The trial court rendered judgment for the defendant Acquilone, holding the action not timely, whether it be considered a petition under R.S. 19:29-1 et seq. , or a complaint in lieu of prerogative writ. This court considers the action a petition under R.S. 19:29-1 et seq. (Clee v. Moore , 119 N.J.L. 215, 216 (Sup. Ct. 1937)), and the sole question before the court is whether the petition was filed in time. R.S. 19:29-3 provides that the petition contesting any nomination to public office shall be filed not later than ten days after the primary election, or within ten days of the filing of a statement of campaign expenses if the ground of action is discovered from such statements, deposit slips or vouchers.

In the case at bar the candidates for nomination were limited by R.S. 19:39-2 to an expenditure of $175.60, computed on the statutory figure for the 1756 voters who had voted at the last preceding general election in a presidential year. R.S. 19:40-1 provides that no candidate for nomination or election is required to appoint a campaign manager or to file a statement of campaign expenses if he is prohibited from expending more than $500 in aid of his candidacy. R.S. 19:44-1 exempts such candidate from filing statements concerning campaign funds prior to election.

Appellant argues that even if R.S. 19:40-1 and R.S. 19:44-1 do not require defendant Acquilone to file a statement of expenses prior to the primary election, R.S. 19:44-2

[32 NJSuper Page 517]

contains no limitation that anyone who is prohibited from expending more than $500 need not file a statement of expenses after the election. A reading of R.S. 19:44-2 sustains appellant's contention that no reference is there contained excluding those who are exempt by R.S. 19:40-1 and R.S. 19:44-1. However, we cannot agree with appellant's conclusion. R.S. 19:44-2 must be read in conjunction with R.S. 19:44-1. They are in pari materia. In Maritime Petroleum Corp. v. Jersey City , 1 N.J. 287, 298 (1949) Mr. Justice Heher for the court said:

"* * * A statute is to be construed as a whole with reference to the system of which it is a part. Apparently conflicting provisions are to be reconciled in accord with the general intent. The true meaning of any clause or provision ordinarily is that which best comports with the subject and general object of the act. Lewis' Sutherland Statutory Construction (2 d Ed.) sec. 348."
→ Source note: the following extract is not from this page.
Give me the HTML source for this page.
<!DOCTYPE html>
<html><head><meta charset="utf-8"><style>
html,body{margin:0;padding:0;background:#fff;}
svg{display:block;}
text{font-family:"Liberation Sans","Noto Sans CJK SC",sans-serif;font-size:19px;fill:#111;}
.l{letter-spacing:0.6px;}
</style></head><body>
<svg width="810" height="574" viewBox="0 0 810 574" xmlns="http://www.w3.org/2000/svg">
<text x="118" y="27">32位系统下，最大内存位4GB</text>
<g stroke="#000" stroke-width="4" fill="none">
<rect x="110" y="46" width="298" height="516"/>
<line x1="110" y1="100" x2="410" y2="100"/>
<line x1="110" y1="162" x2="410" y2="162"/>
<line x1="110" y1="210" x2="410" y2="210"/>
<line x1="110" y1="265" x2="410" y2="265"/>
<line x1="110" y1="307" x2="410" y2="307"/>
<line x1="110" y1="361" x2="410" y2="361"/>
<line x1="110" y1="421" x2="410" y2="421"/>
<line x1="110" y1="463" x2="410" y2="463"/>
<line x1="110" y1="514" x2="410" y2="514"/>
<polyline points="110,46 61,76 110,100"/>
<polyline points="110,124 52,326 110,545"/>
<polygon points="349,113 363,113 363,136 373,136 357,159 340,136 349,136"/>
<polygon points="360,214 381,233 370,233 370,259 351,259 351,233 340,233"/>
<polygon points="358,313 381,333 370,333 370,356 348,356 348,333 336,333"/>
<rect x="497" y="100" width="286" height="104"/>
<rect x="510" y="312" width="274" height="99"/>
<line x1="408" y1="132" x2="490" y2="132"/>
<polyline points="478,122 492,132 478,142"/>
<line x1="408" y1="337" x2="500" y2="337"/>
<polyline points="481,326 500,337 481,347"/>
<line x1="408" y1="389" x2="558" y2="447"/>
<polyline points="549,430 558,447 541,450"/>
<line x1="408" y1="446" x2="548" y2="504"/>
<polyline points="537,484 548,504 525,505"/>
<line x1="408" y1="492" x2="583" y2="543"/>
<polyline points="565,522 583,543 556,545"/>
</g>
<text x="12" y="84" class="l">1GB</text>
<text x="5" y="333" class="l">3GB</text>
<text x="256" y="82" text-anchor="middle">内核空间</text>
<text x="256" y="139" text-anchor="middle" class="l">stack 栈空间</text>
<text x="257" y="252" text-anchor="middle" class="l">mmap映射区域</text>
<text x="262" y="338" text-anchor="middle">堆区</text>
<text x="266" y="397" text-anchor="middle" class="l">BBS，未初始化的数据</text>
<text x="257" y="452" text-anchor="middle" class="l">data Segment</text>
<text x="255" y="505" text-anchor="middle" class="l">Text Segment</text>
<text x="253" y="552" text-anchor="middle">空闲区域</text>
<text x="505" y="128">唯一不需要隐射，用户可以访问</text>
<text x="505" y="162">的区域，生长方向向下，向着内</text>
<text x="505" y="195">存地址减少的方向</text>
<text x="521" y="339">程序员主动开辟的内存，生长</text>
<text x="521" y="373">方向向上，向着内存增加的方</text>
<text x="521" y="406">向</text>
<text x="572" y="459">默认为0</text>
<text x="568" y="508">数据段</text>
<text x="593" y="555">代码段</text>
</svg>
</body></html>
See also Sperry & Hutchinson Co. v. Margetts , 15 N.J. 203, 209 (1954). We hold that the exemption of R.S. 19:40-1 and R.S. 19:44-1 is to be read into R.S. 19:44-2 as part of the legislative plan and the defendant was not required to file a statement of expenses either before or after the primary election.

The trial court held that the complaint was not filed on time. R.S. 19:29-3 provides in part:

"The petition contesting any nomination to public office, election to party office or position * * * shall be filed not later than ten days after the primary election."

Additionally it provides that, if the basis for any complaint arises out of the filed statement, deposit slips or vouchers, the petition may be filed ten days after such statement, deposit slips or vouchers have been filed. It is computable therefore that a petition may be filed up to the twentieth day after the election. The Legislature intended by its action to require any election contest to be instituted within a ten-day period from the primary election day where, as here, it did not require the filing of any statement. We note that R.S.

[32 NJSuper Page 518]

19:44-6 permits a later filing by order of the court in which case the ten-day period would begin to run from the date of filing of the statements, slips or vouchers.

Nearly five months elapsed since the election when the plaintiff filed his contesting petition. To consider such a petition timely would contravene the legislative policy that "Public interest manifestly requires that election contests be promptly tried." In re Smock , 5 N.J. Super. 495, 504 (Law Div. 1949). We cannot acquiesce in a claimed legislative interpretation which would lead to chaos in the administration of elections.

The judgment of the court below is affirmed.